§ EXERCISE INPUTS
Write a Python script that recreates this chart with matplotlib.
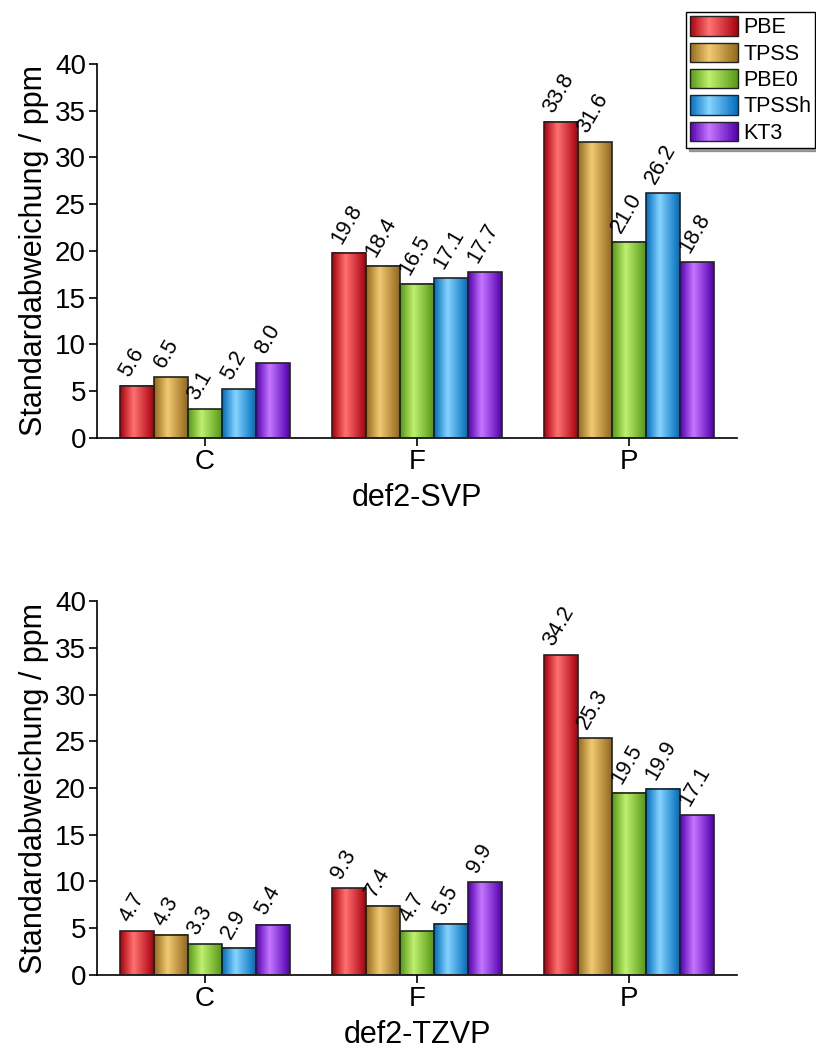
import numpy as np
import matplotlib.pyplot as plt
from matplotlib.patches import Rectangle
from matplotlib.colors import LinearSegmentedColormap
from matplotlib.legend_handler import HandlerBase

plt.rcParams['font.family'] = ['Liberation Sans', 'DejaVu Sans']

elemente = ['C', 'F', 'P']
methoden = ['PBE', 'TPSS', 'PBE0', 'TPSSh', 'KT3']

svp = {
    'PBE': [5.6, 19.8, 33.8],
    'TPSS': [6.5, 18.4, 31.6],
    'PBE0': [3.1, 16.5, 21.0],
    'TPSSh': [5.2, 17.1, 26.2],
    'KT3': [8.0, 17.7, 18.8],
}
tzvp = {
    'PBE': [4.7, 9.3, 34.2],
    'TPSS': [4.3, 7.4, 25.3],
    'PBE0': [3.3, 4.7, 19.5],
    'TPSSh': [2.9, 5.5, 19.9],
    'KT3': [5.4, 9.9, 17.1],
}

# dunkel / hell je Methode fuer den Farbverlauf
farben = {
    'PBE': ('#a8000c', '#ff7272'),
    'TPSS': ('#93681c', '#f2ca72'),
    'PBE0': ('#559814', '#c0f070'),
    'TPSSh': ('#006cbc', '#86d4ff'),
    'KT3': ('#5200b0', '#c676ff'),
}


def verlauf(name):
    dunkel, hell = farben[name]
    return LinearSegmentedColormap.from_list(
        name, [(0.0, dunkel), (0.4, hell), (1.0, dunkel)])


grad = np.linspace(0, 1, 64).reshape(1, -1)
breite = 0.16
x = np.arange(len(elemente))


def balken(ax, daten, titel):
    for i, m in enumerate(methoden):
        cmap = verlauf(m)
        for j, h in enumerate(daten[m]):
            x0 = x[j] + (i - 2.5) * breite
            ax.imshow(grad, cmap=cmap, aspect='auto', interpolation='bicubic',
                      extent=(x0, x0 + breite, 0, h), zorder=2)
            ax.add_patch(Rectangle((x0, 0), breite, h, fill=False,
                                   edgecolor='#222222', lw=1.2, zorder=3))
            ax.annotate(f'{h:.1f}', (x0 + breite / 2, h), xytext=(-2.5, 4),
                        textcoords='offset points', rotation=60,
                        rotation_mode='anchor', ha='left', va='bottom',
                        fontsize=15.5, zorder=5, annotation_clip=False)
    ax.set_xlim(-0.51, 2.51)
    ax.set_ylim(0, 40)
    ax.set_yticks(np.arange(0, 41, 5))
    ax.set_xticks(x)
    ax.set_xticklabels(elemente)
    ax.spines['top'].set_visible(False)
    ax.spines['right'].set_visible(False)
    ax.spines['left'].set_linewidth(1.2)
    ax.spines['bottom'].set_linewidth(1.2)
    ax.tick_params(direction='out', length=6, width=1.2, labelsize=20, pad=2)
    ax.set_ylabel('Standardabweichung / ppm', fontsize=22, labelpad=4)
    ax.set_xlabel(titel, fontsize=22, labelpad=6)


class GradientHandler(HandlerBase):
    def create_artists(self, legend, orig, xd, yd, width, height, fontsize, trans):
        cmap = verlauf(orig.get_label())
        n = 24
        teile = []
        for k in range(n):
            teile.append(Rectangle((-xd + width * k / n, -yd), width / n + 0.3, height,
                                   facecolor=cmap((k + 0.5) / n), lw=0, transform=trans))
        teile.append(Rectangle((-xd, -yd), width, height, fill=False,
                               edgecolor='#222222', lw=1.0, transform=trans))
        return teile


fig = plt.figure(figsize=(8.16, 10.52), dpi=100)
ax1 = fig.add_axes([0.1189, 0.5837, 0.7843, 0.3555])
ax2 = fig.add_axes([0.1189, 0.0732, 0.7843, 0.3555])
balken(ax1, svp, 'def2-SVP')
balken(ax2, tzvp, 'def2-TZVP')

griffe = [Rectangle((0, 0), 1, 1, label=m) for m in methoden]
fig.legend(handles=griffe, labels=methoden,
           handler_map={Rectangle: GradientHandler()},
           loc='upper left', bbox_to_anchor=(686 / 816, 1 - 12 / 1052),
           fontsize=15.5, frameon=True, fancybox=False, shadow=True,
           edgecolor='black', handlelength=2.2, handleheight=1.0,
           handletextpad=0.25, labelspacing=0.2, borderpad=0.2,
           borderaxespad=0.0)

fig.savefig('out.png', dpi=100)
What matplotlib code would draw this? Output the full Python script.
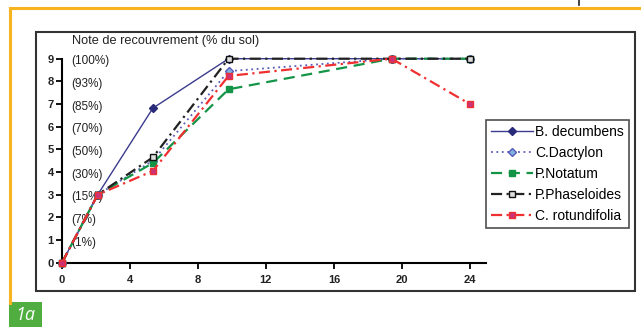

§ YOUR INSTRUCTIONS
Pictures are excluded; copy every other part of the records exactly.

§ TASK OUTPUT
Write a Python script that recreates this chart with matplotlib.
import numpy as np
import matplotlib.pyplot as plt
from matplotlib.patches import Rectangle
from matplotlib.colors import LinearSegmentedColormap
from matplotlib.legend_handler import HandlerBase

plt.rcParams['font.family'] = ['Liberation Sans', 'DejaVu Sans']

elemente = ['C', 'F', 'P']
methoden = ['PBE', 'TPSS', 'PBE0', 'TPSSh', 'KT3']

svp = {
    'PBE': [5.6, 19.8, 33.8],
    'TPSS': [6.5, 18.4, 31.6],
    'PBE0': [3.1, 16.5, 21.0],
    'TPSSh': [5.2, 17.1, 26.2],
    'KT3': [8.0, 17.7, 18.8],
}
tzvp = {
    'PBE': [4.7, 9.3, 34.2],
    'TPSS': [4.3, 7.4, 25.3],
    'PBE0': [3.3, 4.7, 19.5],
    'TPSSh': [2.9, 5.5, 19.9],
    'KT3': [5.4, 9.9, 17.1],
}

# dunkel / hell je Methode fuer den Farbverlauf
farben = {
    'PBE': ('#a8000c', '#ff7272'),
    'TPSS': ('#93681c', '#f2ca72'),
    'PBE0': ('#559814', '#c0f070'),
    'TPSSh': ('#006cbc', '#86d4ff'),
    'KT3': ('#5200b0', '#c676ff'),
}


def verlauf(name):
    dunkel, hell = farben[name]
    return LinearSegmentedColormap.from_list(
        name, [(0.0, dunkel), (0.4, hell), (1.0, dunkel)])


grad = np.linspace(0, 1, 64).reshape(1, -1)
breite = 0.16
x = np.arange(len(elemente))


def balken(ax, daten, titel):
    for i, m in enumerate(methoden):
        cmap = verlauf(m)
        for j, h in enumerate(daten[m]):
            x0 = x[j] + (i - 2.5) * breite
            ax.imshow(grad, cmap=cmap, aspect='auto', interpolation='bicubic',
                      extent=(x0, x0 + breite, 0, h), zorder=2)
            ax.add_patch(Rectangle((x0, 0), breite, h, fill=False,
                                   edgecolor='#222222', lw=1.2, zorder=3))
            ax.annotate(f'{h:.1f}', (x0 + breite / 2, h), xytext=(-2.5, 4),
                        textcoords='offset points', rotation=60,
                        rotation_mode='anchor', ha='left', va='bottom',
                        fontsize=15.5, zorder=5, annotation_clip=False)
    ax.set_xlim(-0.51, 2.51)
    ax.set_ylim(0, 40)
    ax.set_yticks(np.arange(0, 41, 5))
    ax.set_xticks(x)
    ax.set_xticklabels(elemente)
    ax.spines['top'].set_visible(False)
    ax.spines['right'].set_visible(False)
    ax.spines['left'].set_linewidth(1.2)
    ax.spines['bottom'].set_linewidth(1.2)
    ax.tick_params(direction='out', length=6, width=1.2, labelsize=20, pad=2)
    ax.set_ylabel('Standardabweichung / ppm', fontsize=22, labelpad=4)
    ax.set_xlabel(titel, fontsize=22, labelpad=6)


class GradientHandler(HandlerBase):
    def create_artists(self, legend, orig, xd, yd, width, height, fontsize, trans):
        cmap = verlauf(orig.get_label())
        n = 24
        teile = []
        for k in range(n):
            teile.append(Rectangle((-xd + width * k / n, -yd), width / n + 0.3, height,
                                   facecolor=cmap((k + 0.5) / n), lw=0, transform=trans))
        teile.append(Rectangle((-xd, -yd), width, height, fill=False,
                               edgecolor='#222222', lw=1.0, transform=trans))
        return teile


fig = plt.figure(figsize=(8.16, 10.52), dpi=100)
ax1 = fig.add_axes([0.1189, 0.5837, 0.7843, 0.3555])
ax2 = fig.add_axes([0.1189, 0.0732, 0.7843, 0.3555])
balken(ax1, svp, 'def2-SVP')
balken(ax2, tzvp, 'def2-TZVP')

griffe = [Rectangle((0, 0), 1, 1, label=m) for m in methoden]
fig.legend(handles=griffe, labels=methoden,
           handler_map={Rectangle: GradientHandler()},
           loc='upper left', bbox_to_anchor=(686 / 816, 1 - 12 / 1052),
           fontsize=15.5, frameon=True, fancybox=False, shadow=True,
           edgecolor='black', handlelength=2.2, handleheight=1.0,
           handletextpad=0.25, labelspacing=0.2, borderpad=0.2,
           borderaxespad=0.0)

fig.savefig('out.png', dpi=100)
What matplotlib code would draw this? Output the full Python script.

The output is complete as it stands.